Louis ist nicht ganz dicht, dabei war er nur fünf Tage in Gefangenschaft, dann wurde er befreit, Schocker führte die Aktion an, und Schocker kam immer zur Sache, wenn’s hart auf hart ging. Das mit den Zigaretten, die sie auf seinen Oberschenkeln ausdrückten, hat Louis nicht richtig verkraftet, ein Finger ist auch weg – seitdem stottert er noch mehr als vorher, außerdem schreit er manchmal herum, ganz unerwartet, wie aus heiterem Himmel.
„D… di… dieses Mal machen wir’s aber, Scho… Schocker!“
„Wir fahren erstmal hin, die Lage peilen.“
„Is… is klar!“
Die MP haben sie eingeladen, die beiden Pumpguns sind griffbereit, die Revolver für den Notfall stecken im Gürtel. Ja, alles klar, wie immer, Schocker sieht im Rückspiegel wie Louis die Garagentür zumacht, er muss grinsen – er hat nicht mitgezählt, wie oft sie es schon versucht haben, sicher schon fünf oder sechs Mal oder sogar noch öfter. Sie werden wieder um den Block fahren, sie werden das Gebäude genau in Augenschein nehmen, und dann werden sie wieder einen neuen Grund finden, weshalb die Sache verschoben werden muss – letztes Mal wollte Louis plötzlich noch ins Kino, er wollte sich unbedingt vorher noch einen bestimmten Film angucken, Schocker hat den Titel vergessen.

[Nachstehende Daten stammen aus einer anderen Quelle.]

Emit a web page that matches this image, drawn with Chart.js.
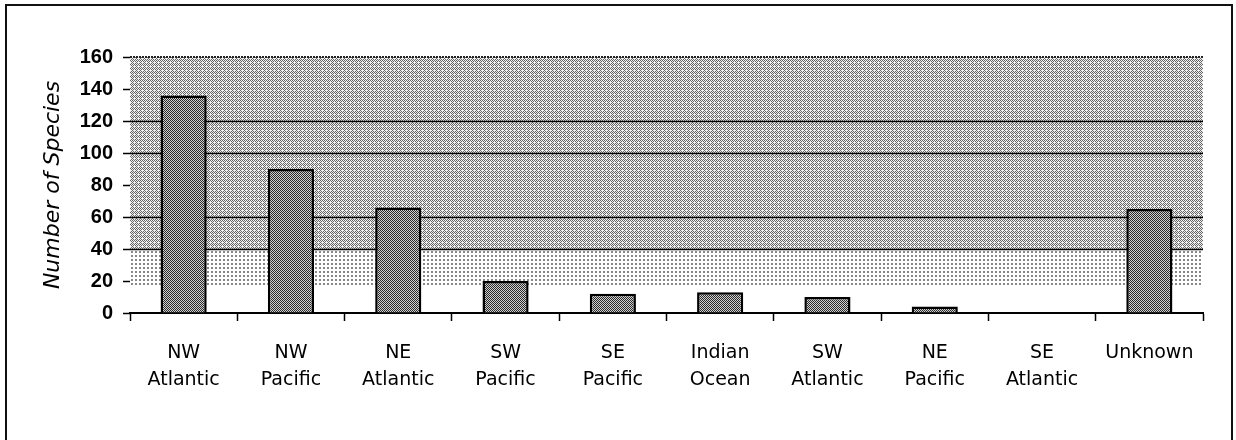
<!DOCTYPE html>
<html>
<head>
<meta charset="utf-8">
<script src="https://cdn.jsdelivr.net/npm/chart.js@4"></script>
<style>
  html, body { margin: 0; padding: 0; background: #fff; }
  #wrap { width: 1236px; height: 440px; position: relative; }
</style>
</head>
<body>
<div id="wrap"><canvas id="c" width="1236" height="440"></canvas></div>
<script>
// ---- data ----
const categories = [
  ['NW', 'Atlantic'], ['NW', 'Pacific'], ['NE', 'Atlantic'], ['SW', 'Pacific'],
  ['SE', 'Pacific'], ['Indian', 'Ocean'], ['SW', 'Atlantic'], ['NE', 'Pacific'],
  ['SE', 'Atlantic'], ['Unknown']
];
const speciesCounts = [136, 90, 66, 20, 12, 13, 10, 4, 0, 65];
const yTicks = [0, 20, 40, 60, 80, 100, 120, 140, 160];
const yTitle = 'Number of Species';

// ---- patterns ----
function makePattern(size, fg, bg, fn) {
  const c = document.createElement('canvas');
  c.width = size; c.height = size;
  const g = c.getContext('2d');
  g.fillStyle = bg; g.fillRect(0, 0, size, size);
  g.fillStyle = fg;
  for (let y = 0; y < size; y++) for (let x = 0; x < size; x++) if (fn(x, y)) g.fillRect(x, y, 1, 1);
  return g.createPattern(c, 'repeat');
}
const ctx = document.getElementById('c').getContext('2d');
const barPattern = makePattern(4, '#2a2a2a', '#d0d0d0', (x, y) => ((x + y) % 2 === 0));
const denseBg = makePattern(4, '#666', '#f0f0f0', (x, y) => ((x + y) % 2 === 0) && !(x === 2 && y === 2));
const lightBg = makePattern(4, '#888', '#ffffff', (x, y) => (x % 3 === 0 && y % 3 === 0));

const bandPlugin = {
  id: 'bands',
  beforeDatasetsDraw(chart) {
    const { ctx, chartArea: a, scales: { y } } = chart;
    ctx.save();
    const y160 = y.getPixelForValue(160), y40 = y.getPixelForValue(40), y17 = y.getPixelForValue(17);
    ctx.fillStyle = denseBg;
    ctx.fillRect(a.left, y160, a.right - a.left, y40 - y160);
    ctx.fillStyle = lightBg;
    ctx.fillRect(a.left, y40, a.right - a.left, y17 - y40);
    ctx.strokeStyle = '#000';
    ctx.lineWidth = 1.5;
    [40, 60, 100, 120].forEach(v => {
      const p = Math.round(y.getPixelForValue(v)) + 0.5;
      ctx.beginPath(); ctx.moveTo(a.left, p); ctx.lineTo(a.right, p); ctx.stroke();
    });
    ctx.setLineDash([2, 1]);
    ctx.lineWidth = 2;
    ctx.strokeStyle = '#222';
    ctx.beginPath(); ctx.moveTo(a.left, y160); ctx.lineTo(a.right, y160); ctx.stroke();
    ctx.restore();
  },
  afterDraw(chart) {
    const { ctx } = chart;
    ctx.save();
    ctx.strokeStyle = '#111';
    ctx.lineWidth = 2;
    ctx.strokeRect(6, 5, 1226, 460);
    ctx.restore();
  }
};

new Chart(ctx, {
  type: 'bar',
  data: {
    labels: categories,
    datasets: [{
      data: speciesCounts,
      backgroundColor: barPattern,
      borderColor: '#000',
      borderWidth: 2.5,
      borderSkipped: 'start',
      barPercentage: 0.43,
      categoryPercentage: 1.0
    }]
  },
  options: {
    responsive: false,
    animation: false,
    devicePixelRatio: 1,
    layout: { padding: { left: 0, top: 57, right: 33, bottom: 0 } },
    plugins: { legend: { display: false }, tooltip: { enabled: false } },
    scales: {
      x: {
        grid: { offset: true, color: 'transparent', tickColor: '#000', tickLength: 8, tickWidth: 1.5, drawOnChartArea: false },
        border: { display: true, color: '#000', width: 2 },
        ticks: {
          color: '#000', padding: 19, maxRotation: 0, autoSkip: false,
          font: { family: 'DejaVu Sans', size: 19, lineHeight: 1.42 }
        },
        afterFit(scale) { scale.height = 127; }
      },
      y: {
        min: 0, max: 160,
        afterBuildTicks(scale) { scale.ticks = yTicks.map(v => ({ value: v })); },
        grid: {
          color: 'transparent', drawOnChartArea: false,
          tickColor: '#000', tickLength: 7, tickWidth: 1.5
        },
        border: { display: false },
        ticks: {
          color: '#000', padding: 10,
          font: { family: 'Liberation Sans', size: 20, weight: 'bold' }
        },
        title: {
          display: true, text: yTitle, color: '#000',
          font: { family: 'DejaVu Sans', size: 22, style: 'italic' },
          padding: { top: 40, bottom: 0 }
        },
        afterFit(scale) { scale.width = 130; }
      }
    }
  },
  plugins: [bandPlugin]
});
</script>
</body>
</html>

Die Fahrt dauert eine Stunde, aber heute biegt Schocker nach etwa zehn Minuten rechts ab.
„W… was soll das?“, fragt Louis entgeistert. „Da geht’s nach Baker.“
„Ich weiß.“ Baker liegt in der Mojave-Wüste. Seine Mutter hat Recht, eine ruhige Gegend. Schocker fährte noch einige Meilen, bis sie mitten in der Wüste sind. Er hält er an. Es ist einsam hier, unendlich einsam, kein Auto zu sehen, ein leerer Highway, der im Nichts endet. Als er die Segeltuchtasche rausholt, treffen sich ihre Blicke. Keiner sagt etwas, auch Louis bleibt still, er würde sowieso keinen richtigen Satz herausbringen. Stattdessen hebt er nur kurz seine rechte Hand, wie zum Gruß, es ist die Hand ohne Ringfinger. Schocker grüßt zurück, dann dreht er sich abrupt um und geht los.
Louis wartet auf die Explosion, es dauert nicht lange.